Matt told the audience his story: He grew up in tiny Cleveland, Missouri, and does not remember his high school even having a newspaper. He was in the band. He majored in English at Mizzou. Then, at age 24, he went back to Mizzou for his master’s in journalism and built up credentials at The Kansas City Star and The Pitch. He wanted to write 4,000-word pieces for Esquire, but he was covering crime instead.


He gave some insight to JEMKC’s young writers about the craziness of the journalism profession with his story about how he ended up in LA: When the Joplin tornado hit, he had the urge to drive down to help. Then he remembered he has a master’s in journalism. He sent notes to several major newspaper editors and said he’d freelance for whoever called him first. The LA Times won, Matt learned how to cover a tragedy by watching the professionals in Joplin, and then he worked his way up to being the national reporter for the nation’s fourth-largest newspaper, covering the celebrities and the homeless, the riots in Egypt and the white supremacists in America.


Matt told the audience, “You don’t get the money, but you get the story. And you get to know the world better every day, which is pretty cool.”


His advice to the young writers came from his father: “Don’t listen to advice.”

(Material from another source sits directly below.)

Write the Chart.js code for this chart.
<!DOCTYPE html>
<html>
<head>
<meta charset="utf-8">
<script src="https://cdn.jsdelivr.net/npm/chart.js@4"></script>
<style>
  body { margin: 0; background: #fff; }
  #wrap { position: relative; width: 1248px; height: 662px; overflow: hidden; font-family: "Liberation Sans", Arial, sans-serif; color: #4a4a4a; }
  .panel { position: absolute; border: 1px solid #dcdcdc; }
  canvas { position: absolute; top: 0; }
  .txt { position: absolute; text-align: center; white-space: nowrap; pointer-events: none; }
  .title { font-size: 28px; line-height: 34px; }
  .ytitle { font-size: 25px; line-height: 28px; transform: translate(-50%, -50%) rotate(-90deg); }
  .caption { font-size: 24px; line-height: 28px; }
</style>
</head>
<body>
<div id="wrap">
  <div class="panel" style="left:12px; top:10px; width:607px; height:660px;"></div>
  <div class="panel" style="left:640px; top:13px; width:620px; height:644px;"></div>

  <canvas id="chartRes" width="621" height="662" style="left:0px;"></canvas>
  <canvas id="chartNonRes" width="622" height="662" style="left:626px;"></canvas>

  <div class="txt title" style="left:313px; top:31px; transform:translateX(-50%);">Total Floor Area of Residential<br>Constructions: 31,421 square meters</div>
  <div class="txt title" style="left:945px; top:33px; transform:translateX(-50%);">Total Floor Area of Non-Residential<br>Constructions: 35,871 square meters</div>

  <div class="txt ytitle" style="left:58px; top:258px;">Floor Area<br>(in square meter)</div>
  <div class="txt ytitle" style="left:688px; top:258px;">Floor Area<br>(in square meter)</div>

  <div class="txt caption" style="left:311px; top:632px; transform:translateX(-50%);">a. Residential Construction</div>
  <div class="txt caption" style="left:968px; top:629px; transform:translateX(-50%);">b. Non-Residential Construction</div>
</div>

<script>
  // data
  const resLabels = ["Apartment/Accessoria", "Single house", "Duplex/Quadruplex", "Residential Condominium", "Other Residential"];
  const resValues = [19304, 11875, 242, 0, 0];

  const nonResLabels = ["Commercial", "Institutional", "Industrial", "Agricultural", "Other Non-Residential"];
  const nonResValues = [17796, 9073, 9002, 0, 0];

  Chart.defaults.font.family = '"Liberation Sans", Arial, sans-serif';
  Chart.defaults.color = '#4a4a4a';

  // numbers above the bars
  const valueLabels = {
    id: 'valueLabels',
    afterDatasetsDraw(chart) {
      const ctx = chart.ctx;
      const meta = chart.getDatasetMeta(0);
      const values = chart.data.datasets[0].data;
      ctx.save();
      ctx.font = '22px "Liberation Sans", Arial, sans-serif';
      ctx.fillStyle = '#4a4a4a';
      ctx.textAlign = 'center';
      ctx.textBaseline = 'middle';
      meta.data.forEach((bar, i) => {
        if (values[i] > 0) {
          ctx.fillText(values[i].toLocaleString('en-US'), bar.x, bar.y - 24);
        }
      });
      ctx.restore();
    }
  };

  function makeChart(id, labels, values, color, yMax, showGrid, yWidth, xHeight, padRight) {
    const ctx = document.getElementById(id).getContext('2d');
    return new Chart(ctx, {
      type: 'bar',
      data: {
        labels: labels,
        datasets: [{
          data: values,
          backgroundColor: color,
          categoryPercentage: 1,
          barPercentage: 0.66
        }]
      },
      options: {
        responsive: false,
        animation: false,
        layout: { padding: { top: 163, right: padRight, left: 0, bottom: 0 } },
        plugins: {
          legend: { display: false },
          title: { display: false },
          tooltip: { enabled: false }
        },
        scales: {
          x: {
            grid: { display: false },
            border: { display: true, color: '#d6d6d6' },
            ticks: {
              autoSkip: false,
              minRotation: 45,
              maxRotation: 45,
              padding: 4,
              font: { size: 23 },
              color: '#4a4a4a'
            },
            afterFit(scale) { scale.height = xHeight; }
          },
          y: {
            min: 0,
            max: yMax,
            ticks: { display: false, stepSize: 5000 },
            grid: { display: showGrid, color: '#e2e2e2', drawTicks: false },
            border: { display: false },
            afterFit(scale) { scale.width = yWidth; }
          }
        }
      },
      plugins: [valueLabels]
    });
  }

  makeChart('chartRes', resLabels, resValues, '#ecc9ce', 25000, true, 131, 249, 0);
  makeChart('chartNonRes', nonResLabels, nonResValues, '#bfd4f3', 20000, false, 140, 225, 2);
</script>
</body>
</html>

Also, “Slavishly imitate the people you like” and to not be afraid to strike up a conversation with a journalist you admire on Twitter.


My main takeaway from Matt’s talk was a reminder that the kids who are hotshot journalists at 16 aren’t always the future journalists. Even the star college journalists often do not stay in journalism. The editor-in-chief before me, the Kansas Collegiate Journalist of the Year, went straight into advertising. The chief after me, also the KCJOY, went straight into teaching. The talented sports co-editors were eager to be in public relations, the arts editor was called to be a Methodist preacher, and my edgy opinions editor now wears a tie in a cubicle doing something that seems dreadful.


Meanwhile, four of the beat reporters that always needed quite a bit of coaching and editing stayed with it and became professional journalists. And I’ve seen the same thing at Aquinas: my greatest chiefs never became journalists, but some quiet staffers with some flaws stuck with it.


During the awards show last night, I saw a girl go up for an award for the second or third time and the adviser behind me said, “She’s so quiet in class, you wouldn’t even know she was there.” But that adviser is a rockstar, who noticed the quiet girl’s gifts and kept working with her.


That’s what I grabbed from Matt Pearce’s journey from priming antique tractors in rural Missouri to being a national reporter at the LA Times: Even when a kid is dumped into our class because nothing else fits their schedule, seems disinterested and pushes back against news-style writing, we have to keep spreading the joys and mentality of journalism to all of our kids.